* Task description:
Please copy the lines below exactly, from the first one through the line showing "0.91, 0.955, 0.985, 1.008, 1.022, 1.032]".

* Material:
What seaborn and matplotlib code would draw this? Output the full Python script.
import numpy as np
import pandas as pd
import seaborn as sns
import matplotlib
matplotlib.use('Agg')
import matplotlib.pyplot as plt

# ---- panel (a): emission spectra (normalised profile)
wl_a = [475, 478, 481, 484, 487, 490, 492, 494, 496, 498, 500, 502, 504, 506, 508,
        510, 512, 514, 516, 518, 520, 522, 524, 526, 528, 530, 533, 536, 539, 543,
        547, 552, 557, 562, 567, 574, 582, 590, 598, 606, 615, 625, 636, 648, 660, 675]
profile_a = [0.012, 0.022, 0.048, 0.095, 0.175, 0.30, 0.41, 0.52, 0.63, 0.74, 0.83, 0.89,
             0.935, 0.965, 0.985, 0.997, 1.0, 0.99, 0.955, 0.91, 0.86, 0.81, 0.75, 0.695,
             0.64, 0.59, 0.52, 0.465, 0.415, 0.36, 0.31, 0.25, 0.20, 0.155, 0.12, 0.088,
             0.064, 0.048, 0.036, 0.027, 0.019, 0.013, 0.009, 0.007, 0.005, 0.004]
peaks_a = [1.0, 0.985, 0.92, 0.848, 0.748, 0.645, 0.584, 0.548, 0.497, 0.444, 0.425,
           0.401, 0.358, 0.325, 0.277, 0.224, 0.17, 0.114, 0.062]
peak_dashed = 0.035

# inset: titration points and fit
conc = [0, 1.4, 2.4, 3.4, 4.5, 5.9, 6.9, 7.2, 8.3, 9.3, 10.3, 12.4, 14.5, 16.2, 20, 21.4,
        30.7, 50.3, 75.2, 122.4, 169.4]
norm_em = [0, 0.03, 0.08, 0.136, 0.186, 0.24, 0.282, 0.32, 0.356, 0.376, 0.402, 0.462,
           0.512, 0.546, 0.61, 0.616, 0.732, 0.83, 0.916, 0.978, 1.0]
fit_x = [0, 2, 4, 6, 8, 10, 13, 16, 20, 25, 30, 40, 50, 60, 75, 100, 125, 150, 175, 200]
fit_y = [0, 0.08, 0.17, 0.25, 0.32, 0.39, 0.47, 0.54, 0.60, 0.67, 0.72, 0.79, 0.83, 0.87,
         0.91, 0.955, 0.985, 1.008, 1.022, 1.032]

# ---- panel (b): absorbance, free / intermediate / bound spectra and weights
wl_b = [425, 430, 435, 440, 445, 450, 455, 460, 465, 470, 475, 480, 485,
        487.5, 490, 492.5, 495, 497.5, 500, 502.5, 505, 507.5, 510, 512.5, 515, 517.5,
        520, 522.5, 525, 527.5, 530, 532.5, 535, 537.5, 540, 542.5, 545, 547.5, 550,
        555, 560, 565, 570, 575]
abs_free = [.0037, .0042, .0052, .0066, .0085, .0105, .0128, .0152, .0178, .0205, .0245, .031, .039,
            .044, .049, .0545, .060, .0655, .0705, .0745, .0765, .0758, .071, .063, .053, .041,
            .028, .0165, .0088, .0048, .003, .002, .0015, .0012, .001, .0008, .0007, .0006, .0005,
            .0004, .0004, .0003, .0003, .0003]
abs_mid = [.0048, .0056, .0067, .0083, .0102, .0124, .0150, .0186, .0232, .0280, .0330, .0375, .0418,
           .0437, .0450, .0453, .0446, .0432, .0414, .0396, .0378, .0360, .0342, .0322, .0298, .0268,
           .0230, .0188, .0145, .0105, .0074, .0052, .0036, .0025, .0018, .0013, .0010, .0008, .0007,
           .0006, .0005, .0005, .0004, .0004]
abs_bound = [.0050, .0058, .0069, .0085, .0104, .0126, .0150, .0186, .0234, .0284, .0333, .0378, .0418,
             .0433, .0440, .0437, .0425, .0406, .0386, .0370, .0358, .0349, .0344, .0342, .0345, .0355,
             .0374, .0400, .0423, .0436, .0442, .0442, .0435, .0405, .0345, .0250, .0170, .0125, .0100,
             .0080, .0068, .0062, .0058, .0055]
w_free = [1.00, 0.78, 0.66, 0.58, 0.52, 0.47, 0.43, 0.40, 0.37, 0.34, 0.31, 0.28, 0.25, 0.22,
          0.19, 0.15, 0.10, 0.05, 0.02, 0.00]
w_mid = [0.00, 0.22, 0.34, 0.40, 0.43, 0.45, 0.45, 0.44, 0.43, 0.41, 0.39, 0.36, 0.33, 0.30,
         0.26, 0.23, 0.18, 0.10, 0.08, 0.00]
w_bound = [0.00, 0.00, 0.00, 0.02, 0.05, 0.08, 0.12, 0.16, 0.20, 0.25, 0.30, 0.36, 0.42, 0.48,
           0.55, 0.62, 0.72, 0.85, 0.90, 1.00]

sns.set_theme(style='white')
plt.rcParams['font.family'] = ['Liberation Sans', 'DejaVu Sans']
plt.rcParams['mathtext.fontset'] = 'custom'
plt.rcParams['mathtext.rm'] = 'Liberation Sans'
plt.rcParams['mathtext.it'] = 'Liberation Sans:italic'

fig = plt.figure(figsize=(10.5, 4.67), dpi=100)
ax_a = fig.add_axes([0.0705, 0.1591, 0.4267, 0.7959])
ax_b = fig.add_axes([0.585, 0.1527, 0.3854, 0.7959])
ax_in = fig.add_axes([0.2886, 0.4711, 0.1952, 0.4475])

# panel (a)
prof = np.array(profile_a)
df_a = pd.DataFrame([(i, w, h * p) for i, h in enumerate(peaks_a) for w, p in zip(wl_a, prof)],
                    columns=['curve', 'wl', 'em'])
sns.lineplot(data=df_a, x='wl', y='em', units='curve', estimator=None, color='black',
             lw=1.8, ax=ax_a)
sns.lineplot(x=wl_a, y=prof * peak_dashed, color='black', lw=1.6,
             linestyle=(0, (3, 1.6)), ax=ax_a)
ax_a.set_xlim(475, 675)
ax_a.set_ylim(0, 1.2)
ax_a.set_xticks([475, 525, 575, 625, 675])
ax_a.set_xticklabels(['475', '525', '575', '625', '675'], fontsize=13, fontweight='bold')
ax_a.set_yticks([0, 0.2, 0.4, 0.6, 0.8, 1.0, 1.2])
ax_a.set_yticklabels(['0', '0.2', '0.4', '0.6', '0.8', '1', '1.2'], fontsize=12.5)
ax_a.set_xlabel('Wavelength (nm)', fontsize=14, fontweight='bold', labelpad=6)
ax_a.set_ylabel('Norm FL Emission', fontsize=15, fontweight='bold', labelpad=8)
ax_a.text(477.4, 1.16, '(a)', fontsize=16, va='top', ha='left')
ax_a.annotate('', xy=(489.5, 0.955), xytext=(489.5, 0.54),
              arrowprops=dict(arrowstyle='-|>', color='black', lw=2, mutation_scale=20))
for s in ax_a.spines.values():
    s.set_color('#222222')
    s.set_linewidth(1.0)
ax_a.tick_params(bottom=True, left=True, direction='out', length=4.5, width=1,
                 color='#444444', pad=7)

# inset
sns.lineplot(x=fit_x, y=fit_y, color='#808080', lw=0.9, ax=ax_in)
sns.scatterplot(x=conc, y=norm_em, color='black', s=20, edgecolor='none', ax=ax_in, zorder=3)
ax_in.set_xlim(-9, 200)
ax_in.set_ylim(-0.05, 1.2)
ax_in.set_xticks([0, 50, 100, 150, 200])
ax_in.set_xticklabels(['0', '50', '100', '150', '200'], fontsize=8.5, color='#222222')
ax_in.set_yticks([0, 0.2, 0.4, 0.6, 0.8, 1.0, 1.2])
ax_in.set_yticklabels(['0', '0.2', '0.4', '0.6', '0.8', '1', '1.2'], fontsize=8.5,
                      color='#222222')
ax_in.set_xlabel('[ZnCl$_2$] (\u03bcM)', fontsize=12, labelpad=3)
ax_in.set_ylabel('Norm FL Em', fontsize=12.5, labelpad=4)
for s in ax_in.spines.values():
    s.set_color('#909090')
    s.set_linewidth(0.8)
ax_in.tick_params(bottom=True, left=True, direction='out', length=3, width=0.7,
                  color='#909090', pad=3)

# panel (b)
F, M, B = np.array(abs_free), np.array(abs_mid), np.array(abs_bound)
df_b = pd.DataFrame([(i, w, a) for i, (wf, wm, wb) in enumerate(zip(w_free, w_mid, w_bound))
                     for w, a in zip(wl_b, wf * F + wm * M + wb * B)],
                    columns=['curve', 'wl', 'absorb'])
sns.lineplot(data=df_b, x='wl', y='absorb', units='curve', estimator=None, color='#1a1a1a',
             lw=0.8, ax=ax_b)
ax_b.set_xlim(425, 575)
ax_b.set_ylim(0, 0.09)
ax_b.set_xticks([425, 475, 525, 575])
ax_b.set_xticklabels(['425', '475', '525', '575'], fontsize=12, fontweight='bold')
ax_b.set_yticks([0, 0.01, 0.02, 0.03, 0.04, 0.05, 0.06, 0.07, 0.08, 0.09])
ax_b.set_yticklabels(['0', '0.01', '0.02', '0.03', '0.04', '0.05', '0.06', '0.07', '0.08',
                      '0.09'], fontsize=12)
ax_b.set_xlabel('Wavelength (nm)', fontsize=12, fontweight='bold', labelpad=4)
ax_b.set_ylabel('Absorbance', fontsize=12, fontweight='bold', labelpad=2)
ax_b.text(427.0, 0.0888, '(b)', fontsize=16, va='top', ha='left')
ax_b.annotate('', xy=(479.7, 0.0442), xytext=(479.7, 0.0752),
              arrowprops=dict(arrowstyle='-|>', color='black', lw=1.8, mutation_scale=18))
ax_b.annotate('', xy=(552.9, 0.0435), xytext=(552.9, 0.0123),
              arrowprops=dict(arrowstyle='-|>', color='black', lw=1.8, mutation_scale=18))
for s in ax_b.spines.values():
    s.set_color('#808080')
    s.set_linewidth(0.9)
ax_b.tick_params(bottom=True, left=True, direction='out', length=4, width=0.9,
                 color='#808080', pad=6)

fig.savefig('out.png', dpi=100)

* Answer below:
What seaborn and matplotlib code would draw this? Output the full Python script.
import numpy as np
import pandas as pd
import seaborn as sns
import matplotlib
matplotlib.use('Agg')
import matplotlib.pyplot as plt

# ---- panel (a): emission spectra (normalised profile)
wl_a = [475, 478, 481, 484, 487, 490, 492, 494, 496, 498, 500, 502, 504, 506, 508,
        510, 512, 514, 516, 518, 520, 522, 524, 526, 528, 530, 533, 536, 539, 543,
        547, 552, 557, 562, 567, 574, 582, 590, 598, 606, 615, 625, 636, 648, 660, 675]
profile_a = [0.012, 0.022, 0.048, 0.095, 0.175, 0.30, 0.41, 0.52, 0.63, 0.74, 0.83, 0.89,
             0.935, 0.965, 0.985, 0.997, 1.0, 0.99, 0.955, 0.91, 0.86, 0.81, 0.75, 0.695,
             0.64, 0.59, 0.52, 0.465, 0.415, 0.36, 0.31, 0.25, 0.20, 0.155, 0.12, 0.088,
             0.064, 0.048, 0.036, 0.027, 0.019, 0.013, 0.009, 0.007, 0.005, 0.004]
peaks_a = [1.0, 0.985, 0.92, 0.848, 0.748, 0.645, 0.584, 0.548, 0.497, 0.444, 0.425,
           0.401, 0.358, 0.325, 0.277, 0.224, 0.17, 0.114, 0.062]
peak_dashed = 0.035

# inset: titration points and fit
conc = [0, 1.4, 2.4, 3.4, 4.5, 5.9, 6.9, 7.2, 8.3, 9.3, 10.3, 12.4, 14.5, 16.2, 20, 21.4,
        30.7, 50.3, 75.2, 122.4, 169.4]
norm_em = [0, 0.03, 0.08, 0.136, 0.186, 0.24, 0.282, 0.32, 0.356, 0.376, 0.402, 0.462,
           0.512, 0.546, 0.61, 0.616, 0.732, 0.83, 0.916, 0.978, 1.0]
fit_x = [0, 2, 4, 6, 8, 10, 13, 16, 20, 25, 30, 40, 50, 60, 75, 100, 125, 150, 175, 200]
fit_y = [0, 0.08, 0.17, 0.25, 0.32, 0.39, 0.47, 0.54, 0.60, 0.67, 0.72, 0.79, 0.83, 0.87,
         0.91, 0.955, 0.985, 1.008, 1.022, 1.032]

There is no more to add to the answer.